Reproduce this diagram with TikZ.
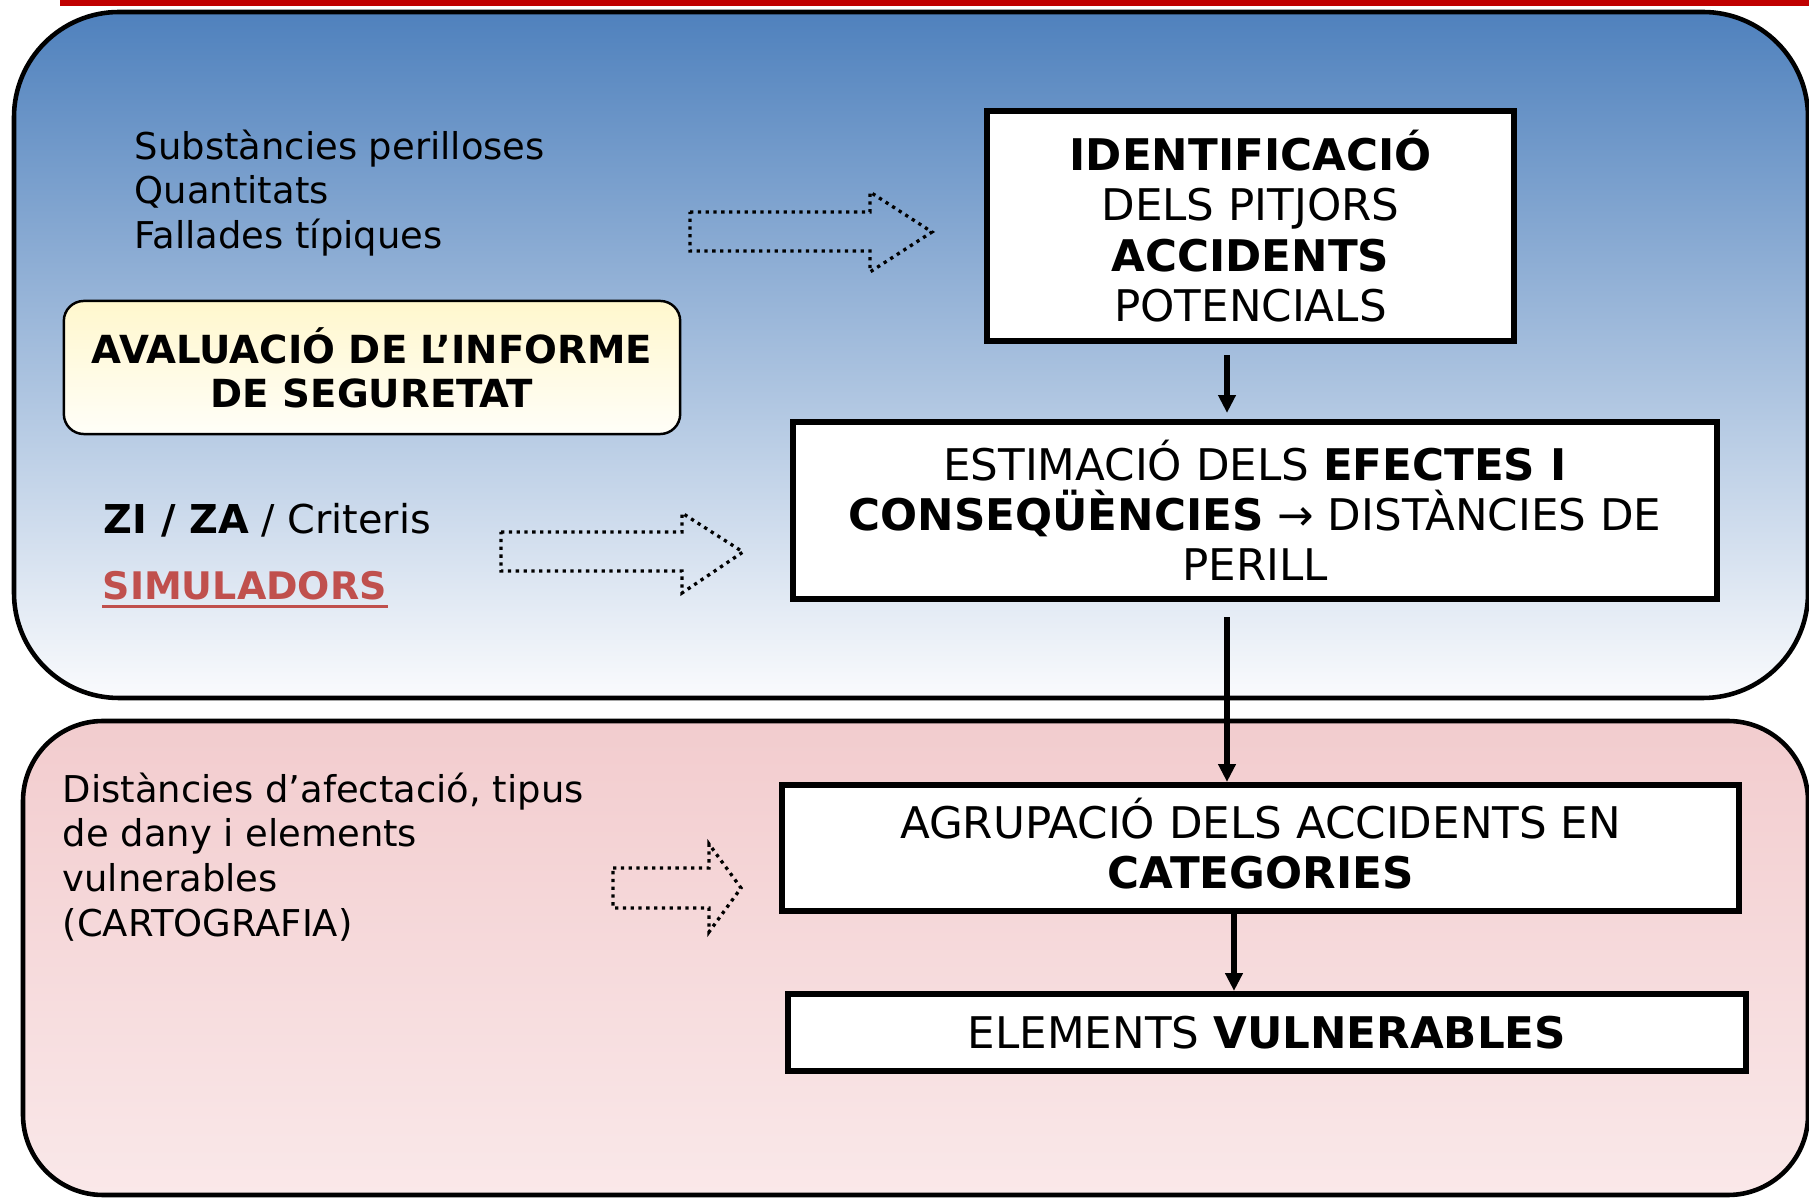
\documentclass[tikz,border=0pt]{standalone}
\usepackage{fontspec}
\setmainfont{DejaVu Sans}
\usepackage{tikz}
\usetikzlibrary{arrows.meta}
\definecolor{barred}{RGB}{192,0,0}
\definecolor{bluetop}{RGB}{79,129,189}
\definecolor{bluemid}{RGB}{178,197,227}
\definecolor{bluebot}{RGB}{250,251,253}
\definecolor{pinktop}{RGB}{242,204,206}
\definecolor{pinkbot}{RGB}{250,232,233}
\definecolor{yeltop}{RGB}{255,247,205}
\definecolor{yelbot}{RGB}{255,254,248}
\definecolor{simred}{RGB}{192,80,77}
\newcommand{\boxfont}{\fontsize{12.4}{14.3}\selectfont}
\newcommand{\notefont}{\fontsize{10.5}{12.7}\selectfont}
\newcommand{\keyfont}{\fontsize{10.8}{13}\selectfont}
\newcommand{\titlefont}{\fontsize{11}{12.5}\selectfont\bfseries}

\begin{document}
\begin{tikzpicture}[x=0.01cm, y=-0.01cm,
  panel/.style={draw, line width=1.3pt},
  box/.style={draw, line width=1.7pt, fill=white, align=center, inner sep=0pt, font=\boxfont},
  note/.style={align=left, anchor=west, inner sep=0pt, font=\notefont},
  hollow/.style={line width=0.94pt, dash pattern=on 0.94pt off 1.28pt},
  flow/.style={->, line width=1.7pt, >={Triangle[length=5.1pt,width=4.8pt]}}]
  \useasboundingbox (0,0) rectangle (1809,1198);
  \fill [barred] (60,0) rectangle (1809,6);
  \path [panel, rounded corners=1.05cm, top color=bluetop, middle color=bluemid, bottom color=bluebot] (14,12) rectangle (1808,698);
  \path [panel, rounded corners=0.8cm, top color=pinktop, bottom color=pinkbot] (23,721) rectangle (1808,1195);
  \node [box, minimum width=5.27cm, minimum height=2.30cm] (AC) at (1250.5,226) {\textbf{IDENTIFICACIÓ}\\DELS PITJORS\\\textbf{ACCIDENTS}\\POTENCIALS};
  \node [box, minimum width=9.24cm, minimum height=1.77cm] (CC) at (1255,510.5) {ESTIMACIÓ DELS \textbf{EFECTES I}\\\textbf{CONSEQÜÈNCIES} → DISTÀNCIES DE\\PERILL};
  \node [box, minimum width=9.57cm, minimum height=1.26cm] (DC) at (1260.5,848) {AGRUPACIÓ DELS ACCIDENTS EN\\\textbf{CATEGORIES}\vphantom{g}};
  \node [box, minimum width=9.58cm, minimum height=0.77cm] (EC) at (1267,1032.5) {ELEMENTS \textbf{VULNERABLES}};
  \node [draw, line width=0.7pt, rounded corners=0.2cm, top color=yeltop, bottom color=yelbot, align=center, inner sep=0pt, minimum width=6.16cm, minimum height=1.33cm, font=\titlefont] (BA) at (372,367.5) {AVALUACIÓ DE L’INFORME\\DE SEGURETAT};
  \node [note] (AA) at (134,193) {Substàncies perilloses\\Quantitats\\Fallades típiques};
  \node [note, font=\fontsize{11.3}{13}\selectfont] (CA) at (103,520) {\textbf{ZI / ZA} / Criteris};
  \node [note, font=\keyfont\bfseries, text=simred] (CB) at (102,586) {SIMULADORS};
  \node [note] (DA) at (62,857) {Distàncies d’afectació, tipus\\de dany i elements\\vulnerables\\(CARTOGRAFIA)};
  \draw [simred, line width=0.9pt] ([yshift=-1.8pt]CB.base west) -- ([yshift=-1.8pt]CB.base east);
  \coordinate (XA) at (1227,0);
  \coordinate (XB) at (1234,0);
  \draw [flow, shorten <=0.11cm, shorten >=0.06cm] (XA |- AC.south) -- (XA |- CC.north);
  \draw [flow, shorten <=0.15cm] (XA |- CC.south) -- (XA |- DC.north);
  \draw [flow] (XB |- DC.south) -- (XB |- EC.north);
  \draw [hollow] (690,212) -- (870,212) -- (870,192) -- (932,232) -- (870,272) -- (870,251) -- (690,251) -- cycle;
  \draw [hollow] (501,532) -- (682,532) -- (682,513) -- (743,552) -- (682,593) -- (682,571) -- (501,571) -- cycle;
  \draw [hollow] (613,868) -- (709,868) -- (709,844) -- (741,888) -- (709,932) -- (709,908) -- (613,908) -- cycle;
\end{tikzpicture}
\end{document}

################

Using the data above, print every line exactly, omitting pictures.

Reproduce this diagram with TikZ.
\documentclass[tikz,border=0pt]{standalone}
\usepackage{fontspec}
\setmainfont{DejaVu Sans}
\usepackage{tikz}
\usetikzlibrary{arrows.meta}
\definecolor{barred}{RGB}{192,0,0}
\definecolor{bluetop}{RGB}{79,129,189}
\definecolor{bluemid}{RGB}{178,197,227}
\definecolor{bluebot}{RGB}{250,251,253}
\definecolor{pinktop}{RGB}{242,204,206}
\definecolor{pinkbot}{RGB}{250,232,233}
\definecolor{yeltop}{RGB}{255,247,205}
\definecolor{yelbot}{RGB}{255,254,248}
\definecolor{simred}{RGB}{192,80,77}
\newcommand{\boxfont}{\fontsize{12.4}{14.3}\selectfont}
\newcommand{\notefont}{\fontsize{10.5}{12.7}\selectfont}
\newcommand{\keyfont}{\fontsize{10.8}{13}\selectfont}
\newcommand{\titlefont}{\fontsize{11}{12.5}\selectfont\bfseries}

\begin{document}
\begin{tikzpicture}[x=0.01cm, y=-0.01cm,
  panel/.style={draw, line width=1.3pt},
  box/.style={draw, line width=1.7pt, fill=white, align=center, inner sep=0pt, font=\boxfont},
  note/.style={align=left, anchor=west, inner sep=0pt, font=\notefont},
  hollow/.style={line width=0.94pt, dash pattern=on 0.94pt off 1.28pt},
  flow/.style={->, line width=1.7pt, >={Triangle[length=5.1pt,width=4.8pt]}}]
  \useasboundingbox (0,0) rectangle (1809,1198);
  \fill [barred] (60,0) rectangle (1809,6);
  \path [panel, rounded corners=1.05cm, top color=bluetop, middle color=bluemid, bottom color=bluebot] (14,12) rectangle (1808,698);
  \path [panel, rounded corners=0.8cm, top color=pinktop, bottom color=pinkbot] (23,721) rectangle (1808,1195);
  \node [box, minimum width=5.27cm, minimum height=2.30cm] (AC) at (1250.5,226) {\textbf{IDENTIFICACIÓ}\\DELS PITJORS\\\textbf{ACCIDENTS}\\POTENCIALS};
  \node [box, minimum width=9.24cm, minimum height=1.77cm] (CC) at (1255,510.5) {ESTIMACIÓ DELS \textbf{EFECTES I}\\\textbf{CONSEQÜÈNCIES} → DISTÀNCIES DE\\PERILL};
  \node [box, minimum width=9.57cm, minimum height=1.26cm] (DC) at (1260.5,848) {AGRUPACIÓ DELS ACCIDENTS EN\\\textbf{CATEGORIES}\vphantom{g}};
  \node [box, minimum width=9.58cm, minimum height=0.77cm] (EC) at (1267,1032.5) {ELEMENTS \textbf{VULNERABLES}};
  \node [draw, line width=0.7pt, rounded corners=0.2cm, top color=yeltop, bottom color=yelbot, align=center, inner sep=0pt, minimum width=6.16cm, minimum height=1.33cm, font=\titlefont] (BA) at (372,367.5) {AVALUACIÓ DE L’INFORME\\DE SEGURETAT};
  \node [note] (AA) at (134,193) {Substàncies perilloses\\Quantitats\\Fallades típiques};
  \node [note, font=\fontsize{11.3}{13}\selectfont] (CA) at (103,520) {\textbf{ZI / ZA} / Criteris};
  \node [note, font=\keyfont\bfseries, text=simred] (CB) at (102,586) {SIMULADORS};
  \node [note] (DA) at (62,857) {Distàncies d’afectació, tipus\\de dany i elements\\vulnerables\\(CARTOGRAFIA)};
  \draw [simred, line width=0.9pt] ([yshift=-1.8pt]CB.base west) -- ([yshift=-1.8pt]CB.base east);
  \coordinate (XA) at (1227,0);
  \coordinate (XB) at (1234,0);
  \draw [flow, shorten <=0.11cm, shorten >=0.06cm] (XA |- AC.south) -- (XA |- CC.north);
  \draw [flow, shorten <=0.15cm] (XA |- CC.south) -- (XA |- DC.north);
  \draw [flow] (XB |- DC.south) -- (XB |- EC.north);
  \draw [hollow] (690,212) -- (870,212) -- (870,192) -- (932,232) -- (870,272) -- (870,251) -- (690,251) -- cycle;
  \draw [hollow] (501,532) -- (682,532) -- (682,513) -- (743,552) -- (682,593) -- (682,571) -- (501,571) -- cycle;
  \draw [hollow] (613,868) -- (709,868) -- (709,844) -- (741,888) -- (709,932) -- (709,908) -- (613,908) -- cycle;
\end{tikzpicture}
\end{document}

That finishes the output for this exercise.